■ **PROBLEM STATEMENT**:
Copy the lines of the data below exactly, starting at the first and stopping after the line that contains "0.062, 0.015, 0.004]"; include no pictures.

§

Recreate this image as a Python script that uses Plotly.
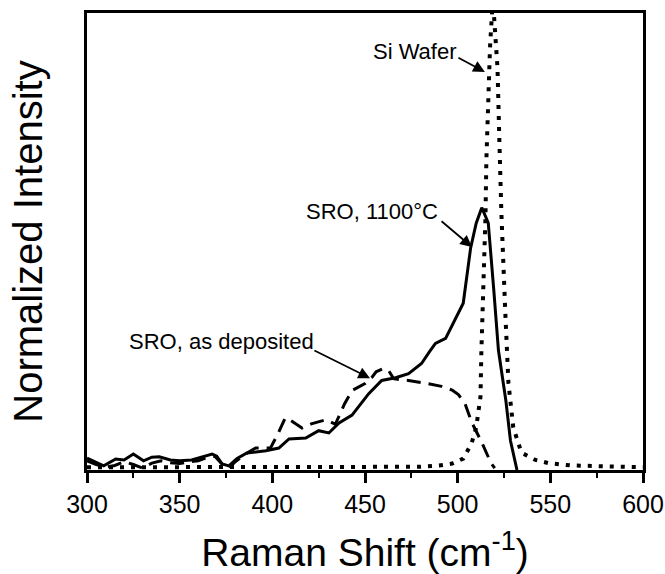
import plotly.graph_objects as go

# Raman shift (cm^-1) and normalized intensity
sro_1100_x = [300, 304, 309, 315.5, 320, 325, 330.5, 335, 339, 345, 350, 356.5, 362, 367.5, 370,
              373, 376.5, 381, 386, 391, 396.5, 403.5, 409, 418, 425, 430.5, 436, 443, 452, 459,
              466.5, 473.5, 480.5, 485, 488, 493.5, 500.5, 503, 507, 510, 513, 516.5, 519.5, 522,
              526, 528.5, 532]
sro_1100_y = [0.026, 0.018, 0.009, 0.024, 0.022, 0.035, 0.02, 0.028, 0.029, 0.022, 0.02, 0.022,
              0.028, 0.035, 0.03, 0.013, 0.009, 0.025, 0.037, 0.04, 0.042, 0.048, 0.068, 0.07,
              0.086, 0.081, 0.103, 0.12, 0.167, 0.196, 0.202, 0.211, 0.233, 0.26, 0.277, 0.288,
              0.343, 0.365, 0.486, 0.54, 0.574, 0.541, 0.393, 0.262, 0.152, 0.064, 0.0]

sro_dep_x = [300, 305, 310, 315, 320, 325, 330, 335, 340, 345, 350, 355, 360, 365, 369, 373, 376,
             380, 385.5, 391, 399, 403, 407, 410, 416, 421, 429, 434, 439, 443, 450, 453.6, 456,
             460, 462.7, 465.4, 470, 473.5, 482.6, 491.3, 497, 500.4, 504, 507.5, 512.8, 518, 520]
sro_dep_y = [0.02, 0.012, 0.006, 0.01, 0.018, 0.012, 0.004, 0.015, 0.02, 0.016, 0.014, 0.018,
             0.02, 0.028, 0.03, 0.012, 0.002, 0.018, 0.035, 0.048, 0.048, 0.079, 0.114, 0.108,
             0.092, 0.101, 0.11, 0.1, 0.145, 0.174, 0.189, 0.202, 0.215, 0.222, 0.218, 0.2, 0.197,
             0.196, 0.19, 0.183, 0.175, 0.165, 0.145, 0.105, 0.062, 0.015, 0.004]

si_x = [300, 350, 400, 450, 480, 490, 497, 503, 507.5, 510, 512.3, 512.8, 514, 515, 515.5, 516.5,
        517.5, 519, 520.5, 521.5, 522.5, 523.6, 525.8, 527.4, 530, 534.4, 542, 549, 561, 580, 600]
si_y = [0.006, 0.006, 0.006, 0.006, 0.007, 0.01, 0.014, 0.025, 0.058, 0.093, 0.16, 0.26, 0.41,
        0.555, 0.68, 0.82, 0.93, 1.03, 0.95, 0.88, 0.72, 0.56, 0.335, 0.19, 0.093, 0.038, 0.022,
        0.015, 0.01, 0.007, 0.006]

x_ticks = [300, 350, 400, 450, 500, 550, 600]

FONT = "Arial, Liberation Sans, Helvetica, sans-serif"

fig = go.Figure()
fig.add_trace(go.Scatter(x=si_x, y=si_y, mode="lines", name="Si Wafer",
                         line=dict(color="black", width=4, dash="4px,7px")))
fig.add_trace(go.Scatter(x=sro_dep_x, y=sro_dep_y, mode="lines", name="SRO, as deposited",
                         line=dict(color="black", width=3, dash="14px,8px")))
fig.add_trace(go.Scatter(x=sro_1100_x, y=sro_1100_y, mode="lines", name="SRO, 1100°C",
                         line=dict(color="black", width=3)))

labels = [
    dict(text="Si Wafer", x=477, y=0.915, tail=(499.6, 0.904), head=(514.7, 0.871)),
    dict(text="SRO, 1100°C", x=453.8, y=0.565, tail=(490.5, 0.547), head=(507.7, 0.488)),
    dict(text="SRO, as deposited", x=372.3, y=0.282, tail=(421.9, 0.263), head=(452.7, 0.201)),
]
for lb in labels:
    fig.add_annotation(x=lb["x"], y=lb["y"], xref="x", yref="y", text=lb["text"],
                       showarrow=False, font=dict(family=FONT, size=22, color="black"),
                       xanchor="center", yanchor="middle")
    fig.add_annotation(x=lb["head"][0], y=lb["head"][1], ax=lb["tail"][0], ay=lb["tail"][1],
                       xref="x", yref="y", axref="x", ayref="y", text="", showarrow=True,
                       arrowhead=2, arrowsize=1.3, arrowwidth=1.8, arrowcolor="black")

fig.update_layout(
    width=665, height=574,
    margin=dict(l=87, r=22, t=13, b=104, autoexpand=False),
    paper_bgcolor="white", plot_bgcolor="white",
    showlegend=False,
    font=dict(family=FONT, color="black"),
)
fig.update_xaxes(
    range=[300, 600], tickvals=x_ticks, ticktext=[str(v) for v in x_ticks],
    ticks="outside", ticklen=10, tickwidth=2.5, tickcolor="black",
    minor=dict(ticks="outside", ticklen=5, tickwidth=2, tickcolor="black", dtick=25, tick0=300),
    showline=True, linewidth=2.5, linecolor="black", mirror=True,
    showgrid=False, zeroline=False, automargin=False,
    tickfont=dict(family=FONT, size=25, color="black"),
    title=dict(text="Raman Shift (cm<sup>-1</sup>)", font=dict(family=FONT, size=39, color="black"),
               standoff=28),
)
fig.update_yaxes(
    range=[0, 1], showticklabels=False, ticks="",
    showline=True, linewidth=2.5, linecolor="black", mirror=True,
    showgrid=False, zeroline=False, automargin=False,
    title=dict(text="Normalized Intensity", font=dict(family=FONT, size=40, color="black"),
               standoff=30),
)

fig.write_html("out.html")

§

■ **COMPLETE OUTPUT**:
Recreate this image as a Python script that uses Plotly.
import plotly.graph_objects as go

# Raman shift (cm^-1) and normalized intensity
sro_1100_x = [300, 304, 309, 315.5, 320, 325, 330.5, 335, 339, 345, 350, 356.5, 362, 367.5, 370,
              373, 376.5, 381, 386, 391, 396.5, 403.5, 409, 418, 425, 430.5, 436, 443, 452, 459,
              466.5, 473.5, 480.5, 485, 488, 493.5, 500.5, 503, 507, 510, 513, 516.5, 519.5, 522,
              526, 528.5, 532]
sro_1100_y = [0.026, 0.018, 0.009, 0.024, 0.022, 0.035, 0.02, 0.028, 0.029, 0.022, 0.02, 0.022,
              0.028, 0.035, 0.03, 0.013, 0.009, 0.025, 0.037, 0.04, 0.042, 0.048, 0.068, 0.07,
              0.086, 0.081, 0.103, 0.12, 0.167, 0.196, 0.202, 0.211, 0.233, 0.26, 0.277, 0.288,
              0.343, 0.365, 0.486, 0.54, 0.574, 0.541, 0.393, 0.262, 0.152, 0.064, 0.0]

sro_dep_x = [300, 305, 310, 315, 320, 325, 330, 335, 340, 345, 350, 355, 360, 365, 369, 373, 376,
             380, 385.5, 391, 399, 403, 407, 410, 416, 421, 429, 434, 439, 443, 450, 453.6, 456,
             460, 462.7, 465.4, 470, 473.5, 482.6, 491.3, 497, 500.4, 504, 507.5, 512.8, 518, 520]
sro_dep_y = [0.02, 0.012, 0.006, 0.01, 0.018, 0.012, 0.004, 0.015, 0.02, 0.016, 0.014, 0.018,
             0.02, 0.028, 0.03, 0.012, 0.002, 0.018, 0.035, 0.048, 0.048, 0.079, 0.114, 0.108,
             0.092, 0.101, 0.11, 0.1, 0.145, 0.174, 0.189, 0.202, 0.215, 0.222, 0.218, 0.2, 0.197,
             0.196, 0.19, 0.183, 0.175, 0.165, 0.145, 0.105, 0.062, 0.015, 0.004]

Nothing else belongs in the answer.